A despeito do Presidente João Lourenço referir, em alguns dos seus pronunciamentos, que outros contratos entre o Estado e empresas privados têm de ser revistos, porque danosos para o erário público, o que é facto é que o processo se iniciou pela denúncia dos contratos envolvendo familiares directos do ex-Presidente a República, José Eduardo dos Santos. A serenidade dos ambientes políticos, a sua estabilidade e transparência, são igualmente elementos/características dos bons ambientes de negócios, tão fundamentais para a expressão da liberdade económica e liberdade de iniciativa privada. Eu receio que no decurso de 2018 o ambiente político se venha a deteriorar no interior do MPLA, presunção baseada no princípio da física segundo o qual "a toda a acção, corresponde sempre uma reacção".
A economia mundial está a atravessar um bom momento e seria danoso para Angola não se aproveitarem as oportunidades de crescimento (que envolve sempre incremento de importações) de países como os Estados Unidos, União Europeia, Brasil, Índia, Vietname, China e outros novos mercados de enormes potencialidades e que estão ávidos de novos acordos comerciais.
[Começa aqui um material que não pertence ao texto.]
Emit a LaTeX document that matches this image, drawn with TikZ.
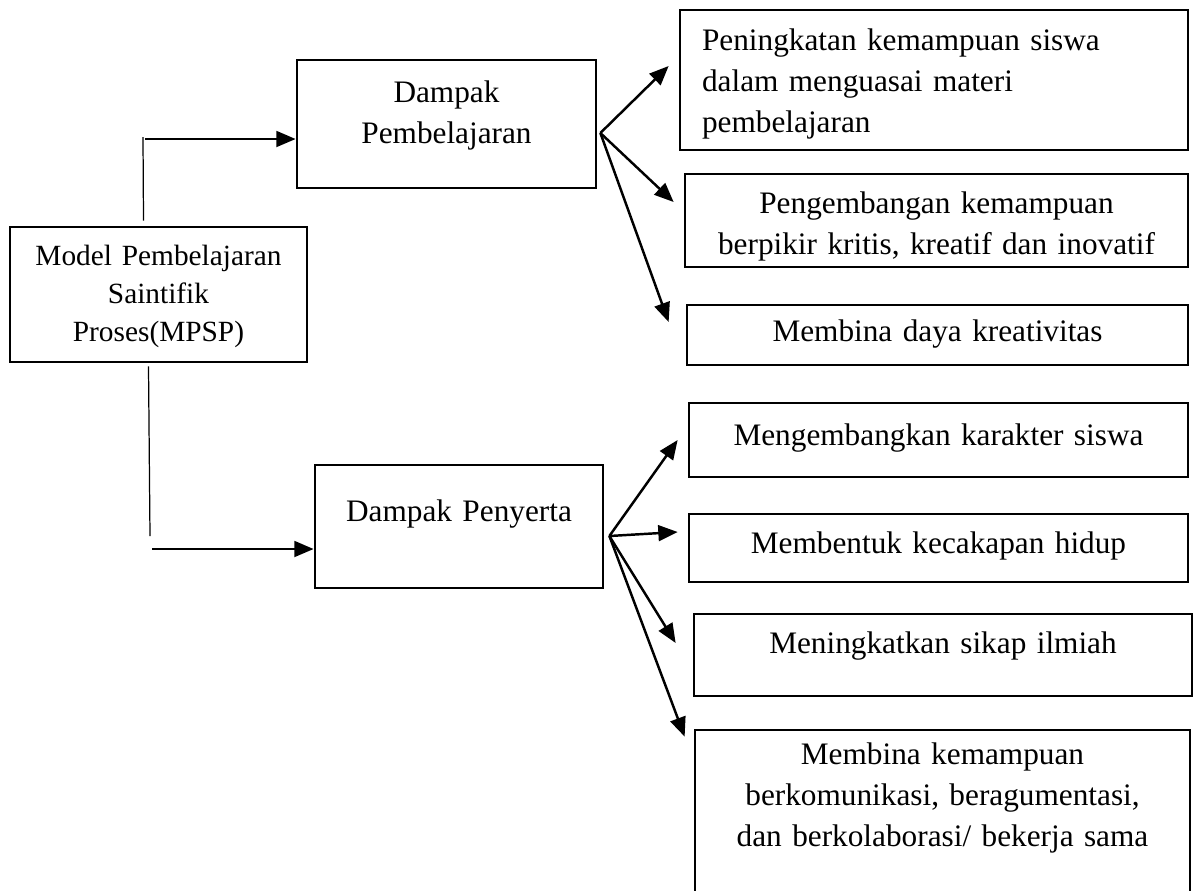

A China é já um parceiro tradicional de Angola, embora os receios de um relacionamento aberto se avolumem um pouco por toda a África, dadas as apetências "imperialistas" deste gigante económico.
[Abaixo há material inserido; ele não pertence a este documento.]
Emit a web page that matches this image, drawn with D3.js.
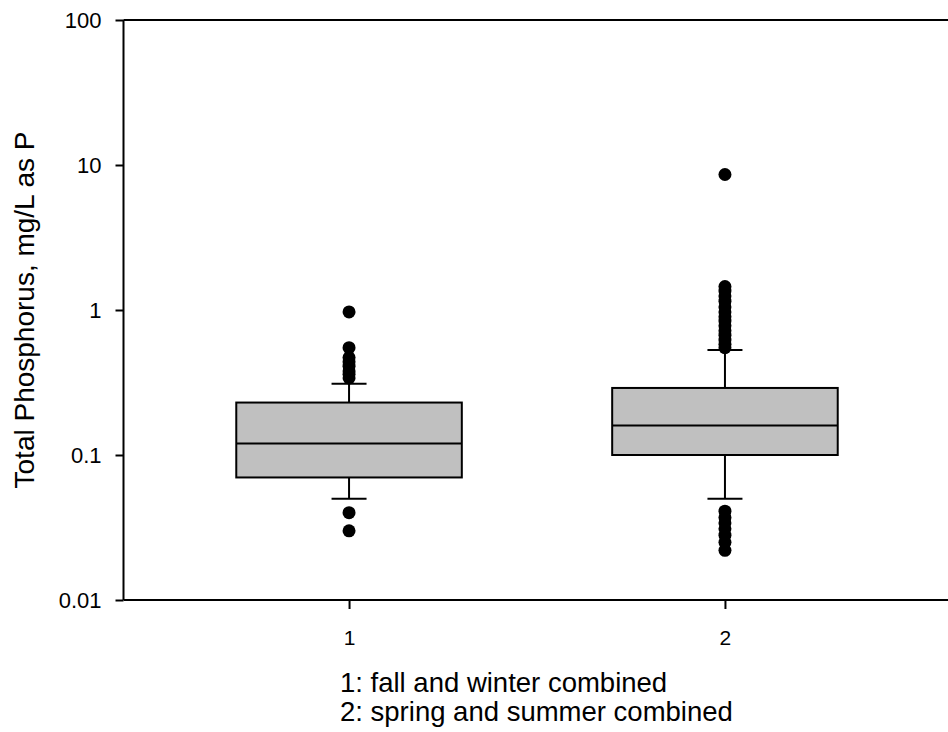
<!DOCTYPE html>
<html>
<head>
<meta charset="utf-8">
<script src="https://cdn.jsdelivr.net/npm/d3@7/dist/d3.min.js"></script>
<style>
  body { margin: 0; background: #fff; }
  svg text { font-family: Arial, "Liberation Sans", sans-serif; fill: #000; }
</style>
</head>
<body>
<div id="chart"></div>
<script>
// Box summaries
var groups = [1, 2];
var q1 = [0.07, 0.1];
var medians = [0.12, 0.16];
var q3 = [0.23, 0.29];
var whiskerLow = [0.05, 0.05];
var whiskerHigh = [0.31, 0.53];

// Outliers per group
var outliers1 = [0.97, 0.55, 0.47, 0.44, 0.41, 0.38, 0.36, 0.34, 0.04, 0.03];
var outliers2 = [8.6, 1.45, 1.35, 1.25, 1.15, 1.05, 0.97, 0.9, 0.84, 0.78, 0.72, 0.67, 0.62, 0.58, 0.55,
  0.041, 0.037, 0.034, 0.031, 0.028, 0.025, 0.022];

var yTicks = [0.01, 0.1, 1, 10, 100];
var notes = ["1: fall and winter combined", "2: spring and summer combined"];

var width = 948, height = 732;
var margins = { top: 20, left: 123.5, bottom: 132 };
var fontFamily = "Arial, 'Liberation Sans', sans-serif";

var svg = d3.select("#chart").append("svg")
  .attr("width", width)
  .attr("height", height);

var yScale = d3.scaleLog().domain([0.01, 100]).range([height - margins.bottom, margins.top]);
var xScale = d3.scaleLinear().domain([0.4, 2.6]).range([margins.left, margins.left + 827]);

var boxWidth = xScale(1.6) - xScale(1);   // box spans 0.6 units
var capHalf = 17.5;

// Axes
var yAxis = d3.axisLeft(yScale)
  .tickValues(yTicks)
  .tickFormat(function (d) { return d3.format("~g")(d); })
  .tickSize(8)
  .tickPadding(14);

var gy = svg.append("g")
  .attr("transform", "translate(" + margins.left + ",0)")
  .call(yAxis)
  .attr("font-size", 22)
  .attr("font-family", fontFamily);
gy.select(".domain").attr("stroke-width", 2).attr("d", "M0," + margins.top + "V" + yScale(0.01));
gy.selectAll(".tick line").attr("stroke-width", 2);
gy.selectAll(".tick text").attr("dy", "0.35em");

var xAxis = d3.axisBottom(xScale)
  .tickValues(groups)
  .tickFormat(d3.format("d"))
  .tickSize(9)
  .tickPadding(21);

var gx = svg.append("g")
  .attr("transform", "translate(0," + yScale(0.01) + ")")
  .call(xAxis)
  .attr("font-size", 21)
  .attr("font-family", fontFamily);
gx.select(".domain").attr("stroke-width", 2).attr("d", "M" + margins.left + ",0H" + width);
gx.selectAll(".tick line").attr("stroke-width", 2);

// Top frame line
svg.append("line")
  .attr("x1", margins.left).attr("x2", width)
  .attr("y1", yScale(100)).attr("y2", yScale(100))
  .attr("stroke", "#000").attr("stroke-width", 2);

// Boxes
var boxes = svg.append("g").selectAll("g")
  .data(groups)
  .enter()
  .append("g");

// whiskers
boxes.append("line")
  .attr("x1", function (d) { return xScale(d); })
  .attr("x2", function (d) { return xScale(d); })
  .attr("y1", function (d, i) { return yScale(q3[i]); })
  .attr("y2", function (d, i) { return yScale(whiskerHigh[i]); })
  .attr("stroke", "#000").attr("stroke-width", 2);
boxes.append("line")
  .attr("x1", function (d) { return xScale(d); })
  .attr("x2", function (d) { return xScale(d); })
  .attr("y1", function (d, i) { return yScale(q1[i]); })
  .attr("y2", function (d, i) { return yScale(whiskerLow[i]); })
  .attr("stroke", "#000").attr("stroke-width", 2);
boxes.append("line")
  .attr("x1", function (d) { return xScale(d) - capHalf; })
  .attr("x2", function (d) { return xScale(d) + capHalf; })
  .attr("y1", function (d, i) { return yScale(whiskerHigh[i]); })
  .attr("y2", function (d, i) { return yScale(whiskerHigh[i]); })
  .attr("stroke", "#000").attr("stroke-width", 2);
boxes.append("line")
  .attr("x1", function (d) { return xScale(d) - capHalf; })
  .attr("x2", function (d) { return xScale(d) + capHalf; })
  .attr("y1", function (d, i) { return yScale(whiskerLow[i]); })
  .attr("y2", function (d, i) { return yScale(whiskerLow[i]); })
  .attr("stroke", "#000").attr("stroke-width", 2);

boxes.append("rect")
  .attr("x", function (d) { return xScale(d) - boxWidth / 2; })
  .attr("y", function (d, i) { return yScale(q3[i]); })
  .attr("width", boxWidth)
  .attr("height", function (d, i) { return yScale(q1[i]) - yScale(q3[i]); })
  .attr("fill", "#c0c0c0")
  .attr("stroke", "#000").attr("stroke-width", 2);

boxes.append("line")
  .attr("x1", function (d) { return xScale(d) - boxWidth / 2; })
  .attr("x2", function (d) { return xScale(d) + boxWidth / 2; })
  .attr("y1", function (d, i) { return yScale(medians[i]); })
  .attr("y2", function (d, i) { return yScale(medians[i]); })
  .attr("stroke", "#000").attr("stroke-width", 2);

// Outlier dots
var dots = outliers1.map(function (v) { return { g: 1, v: v }; })
  .concat(outliers2.map(function (v) { return { g: 2, v: v }; }));

svg.append("g").selectAll("circle")
  .data(dots)
  .enter()
  .append("circle")
  .attr("cx", function (d) { return xScale(d.g); })
  .attr("cy", function (d) { return yScale(d.v); })
  .attr("r", 6.5)
  .attr("fill", "#000");

// Y axis title
svg.append("text")
  .attr("transform", "translate(34," + yScale(1) + ") rotate(-90)")
  .attr("text-anchor", "middle")
  .style("font-size", "28px")
  .text("Total Phosphorus, mg/L as P");

// Notes under the axis
svg.append("g").selectAll("text")
  .data(notes)
  .enter()
  .append("text")
  .attr("x", 340)
  .attr("y", function (d, i) { return 692 + i * 29; })
  .style("font-size", "27.5px")
  .text(function (d) { return d; });
</script>
</body>
</html>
Cinco tentáculos parece caracterizarem o novo posicionamento deste país no mundo (depois de último Congresso do seu Partido Comunista): energias renováveis (este país acaba de construir o maior painel flutuante de energia solar do planeta e prepara-se pôr em prática um ambicioso plano de energias alternativas tendente a diminuir a poluição e reduzir a sua dependência energética dos fósseis, compra da América Latina e da África (resguardo de terras aráveis para garantir a sua segurança alimentar e o fornecimento de matérias-primas à manufactura), guardião do livre comércio (posição assumida na última cimeira mundial e perante a renúncia de assumir este papel da parte dos Estados Unidos), futebol (erguer-se como potência futebolística dentro de 50 anos) e grandes investimentos em rotas marítimas e terrestres (a nova rota da seda ou também chamada de economia circular).